Friday, July 4, 2025

“We hold these truths to be self-evident...”

 Posted by Lisa Laree to Catching the Mosquito

I didn't think I would put essays over here; thought they'd likely go onto one of the other blogs.  But this popped up in my Memories from the non- accessible Facebook notes and I thought it worth a repost.  So, yeah, essays may show up here too...
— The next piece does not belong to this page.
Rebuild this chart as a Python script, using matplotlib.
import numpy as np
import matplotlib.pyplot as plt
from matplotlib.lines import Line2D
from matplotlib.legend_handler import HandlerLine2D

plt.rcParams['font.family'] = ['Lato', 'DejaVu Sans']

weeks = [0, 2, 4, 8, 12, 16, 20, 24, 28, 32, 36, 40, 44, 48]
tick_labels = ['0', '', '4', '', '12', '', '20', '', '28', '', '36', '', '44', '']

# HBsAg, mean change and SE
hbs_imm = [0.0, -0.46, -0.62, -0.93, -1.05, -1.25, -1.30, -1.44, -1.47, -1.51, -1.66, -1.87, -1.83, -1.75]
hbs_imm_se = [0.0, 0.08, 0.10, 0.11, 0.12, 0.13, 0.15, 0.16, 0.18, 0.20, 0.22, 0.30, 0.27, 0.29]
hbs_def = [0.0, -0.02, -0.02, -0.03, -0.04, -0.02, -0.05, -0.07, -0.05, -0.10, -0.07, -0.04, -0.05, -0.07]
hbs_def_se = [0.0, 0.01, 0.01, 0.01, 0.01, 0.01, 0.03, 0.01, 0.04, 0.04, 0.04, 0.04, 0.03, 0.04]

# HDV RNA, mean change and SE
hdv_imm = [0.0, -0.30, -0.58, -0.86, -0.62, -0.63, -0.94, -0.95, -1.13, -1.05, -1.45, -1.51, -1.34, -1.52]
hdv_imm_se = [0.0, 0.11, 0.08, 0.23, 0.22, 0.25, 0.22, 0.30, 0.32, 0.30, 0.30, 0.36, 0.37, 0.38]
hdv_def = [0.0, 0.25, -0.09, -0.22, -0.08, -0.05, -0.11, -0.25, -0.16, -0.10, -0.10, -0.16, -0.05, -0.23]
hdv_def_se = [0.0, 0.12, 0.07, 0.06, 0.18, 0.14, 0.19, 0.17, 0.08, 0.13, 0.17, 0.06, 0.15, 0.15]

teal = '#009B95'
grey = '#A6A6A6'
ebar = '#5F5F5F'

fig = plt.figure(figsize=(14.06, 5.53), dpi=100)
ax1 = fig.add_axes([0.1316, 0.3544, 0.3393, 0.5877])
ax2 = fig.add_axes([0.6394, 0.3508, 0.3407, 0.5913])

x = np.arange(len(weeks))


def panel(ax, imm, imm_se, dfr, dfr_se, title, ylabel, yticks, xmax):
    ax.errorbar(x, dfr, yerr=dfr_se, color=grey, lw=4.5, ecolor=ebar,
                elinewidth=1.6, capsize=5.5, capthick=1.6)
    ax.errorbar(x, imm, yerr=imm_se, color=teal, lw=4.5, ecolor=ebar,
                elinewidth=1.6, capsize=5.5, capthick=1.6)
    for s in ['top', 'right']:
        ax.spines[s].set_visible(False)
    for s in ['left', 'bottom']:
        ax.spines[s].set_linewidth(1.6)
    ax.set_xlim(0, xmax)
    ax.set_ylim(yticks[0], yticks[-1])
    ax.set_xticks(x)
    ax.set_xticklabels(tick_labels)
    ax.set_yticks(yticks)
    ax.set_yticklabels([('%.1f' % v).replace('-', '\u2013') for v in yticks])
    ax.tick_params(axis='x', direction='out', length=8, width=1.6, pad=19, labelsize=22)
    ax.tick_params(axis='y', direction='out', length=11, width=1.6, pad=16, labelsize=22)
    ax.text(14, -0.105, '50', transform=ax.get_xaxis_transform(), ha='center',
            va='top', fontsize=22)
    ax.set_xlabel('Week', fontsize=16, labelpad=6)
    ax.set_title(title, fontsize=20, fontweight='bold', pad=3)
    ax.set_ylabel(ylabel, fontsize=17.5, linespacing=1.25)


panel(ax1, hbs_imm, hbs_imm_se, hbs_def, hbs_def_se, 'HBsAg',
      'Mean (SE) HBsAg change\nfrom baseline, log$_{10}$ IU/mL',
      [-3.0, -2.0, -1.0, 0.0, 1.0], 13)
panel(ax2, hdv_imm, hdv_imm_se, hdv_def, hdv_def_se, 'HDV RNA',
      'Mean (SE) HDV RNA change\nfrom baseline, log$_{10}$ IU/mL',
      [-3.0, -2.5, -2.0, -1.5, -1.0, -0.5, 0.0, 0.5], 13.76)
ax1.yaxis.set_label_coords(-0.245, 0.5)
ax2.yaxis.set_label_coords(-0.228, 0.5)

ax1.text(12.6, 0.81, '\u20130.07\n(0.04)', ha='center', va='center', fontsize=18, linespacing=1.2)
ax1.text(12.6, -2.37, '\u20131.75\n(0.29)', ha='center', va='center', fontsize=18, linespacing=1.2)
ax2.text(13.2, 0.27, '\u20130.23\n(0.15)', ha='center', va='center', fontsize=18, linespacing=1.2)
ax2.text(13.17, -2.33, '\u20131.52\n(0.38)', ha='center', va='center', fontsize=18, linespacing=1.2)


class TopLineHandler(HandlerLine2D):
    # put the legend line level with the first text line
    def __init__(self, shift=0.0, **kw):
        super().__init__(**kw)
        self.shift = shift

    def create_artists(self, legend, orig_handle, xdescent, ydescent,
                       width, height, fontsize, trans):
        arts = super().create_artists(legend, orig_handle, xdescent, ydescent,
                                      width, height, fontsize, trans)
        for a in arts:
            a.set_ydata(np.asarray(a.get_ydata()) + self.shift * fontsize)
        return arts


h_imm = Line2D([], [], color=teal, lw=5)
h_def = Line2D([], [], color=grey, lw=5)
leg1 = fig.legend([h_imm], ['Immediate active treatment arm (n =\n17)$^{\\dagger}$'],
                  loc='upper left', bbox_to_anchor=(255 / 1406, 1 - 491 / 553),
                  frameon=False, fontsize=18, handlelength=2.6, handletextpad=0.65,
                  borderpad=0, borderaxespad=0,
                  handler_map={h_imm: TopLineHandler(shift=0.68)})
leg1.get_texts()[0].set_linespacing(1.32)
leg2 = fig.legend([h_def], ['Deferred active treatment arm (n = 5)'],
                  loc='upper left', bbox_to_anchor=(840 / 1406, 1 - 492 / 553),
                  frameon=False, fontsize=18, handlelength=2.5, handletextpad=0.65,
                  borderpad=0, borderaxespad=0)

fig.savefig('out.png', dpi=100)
July 4, 1776...after a year of arguing and protesting against a government that refused to see the colonies as anything other than a source of revenue...a group of statesmen affixed their signatures to a document written primarily by Thomas Jefferson, declaring their autonomy and independence from that government. The war would grind on for 5 more years and involve France and Spain before the colonists, now calling themselves Americans, would accept the surrender of General Cornwallis at Yorktown on October 19, 1781. The final British troops would not withdraw from the cities of Charleston and Savannah until late 1782, and victory become official when Great Britain formally recognized the autonomy of the United States of America with the signing of the Treaty of Paris September 3, 1783.

It’s interesting that we don’t celebrate Independence Day on September 3, as that was when the US formally and legally became a separate nation, but that date is barely noted anywhere. It’s also surprising that we don’t celebrate Independence Day on October 19, the day Cornwallis surrendered, as was the end of the major conflict, but that date, too, is obscure and unremarked.

No, we celebrate Independence Day on the day 56 men, representing all thirteen colonies, put their names to a document that held some of the loftiest ideals that could ever be the foundation of a nation. The men that signed the document were far from perfect in implementing the ideals they proclaimed; products of their time, they didn’t even see the irony in declaring that ‘all men are created equal’ while they owned slaves. It took another century and another war to end that practice, but eighty years after that Martin Luther King Jr. proclaimed ‘I have a dream’...and his dream described a country that embraced the ideals it had been founded upon, because ‘all men are created equal’ was still not a reality. We are still struggling today for that ideal to be realized in actuality across our land. God willing, we will get it right.

But those founding fathers were reaching for ideals that they scarcely could imagine. No nation had ever had such a goal, such a declaration, in its founding. No one ever had a nation founded on the rule of law...that all were equal. They failed utterly in implementing it perfectly, but it is the standard they set in the beginning. Our best hope for our country is not in tearing down and destroying the legacy they left us, but in working together to truly implement the ideals they expressed...that all are equal under the law, and all people have the right to life, liberty and the pursuit of happiness. The Declaration of Independence and Constitution together provide unparalleled structure for a free society; it is our responsibility to uphold that structure to secure the blessings of liberty for ourselves and our posterity.

2 comments:

  1. I honestly don't know how I stumbled into this, but thank you for posting it.

    ReplyDelete
  2. And you get the Gold Star for being the First Comment on the new blog, lol. Thanks so much for coming by!!!!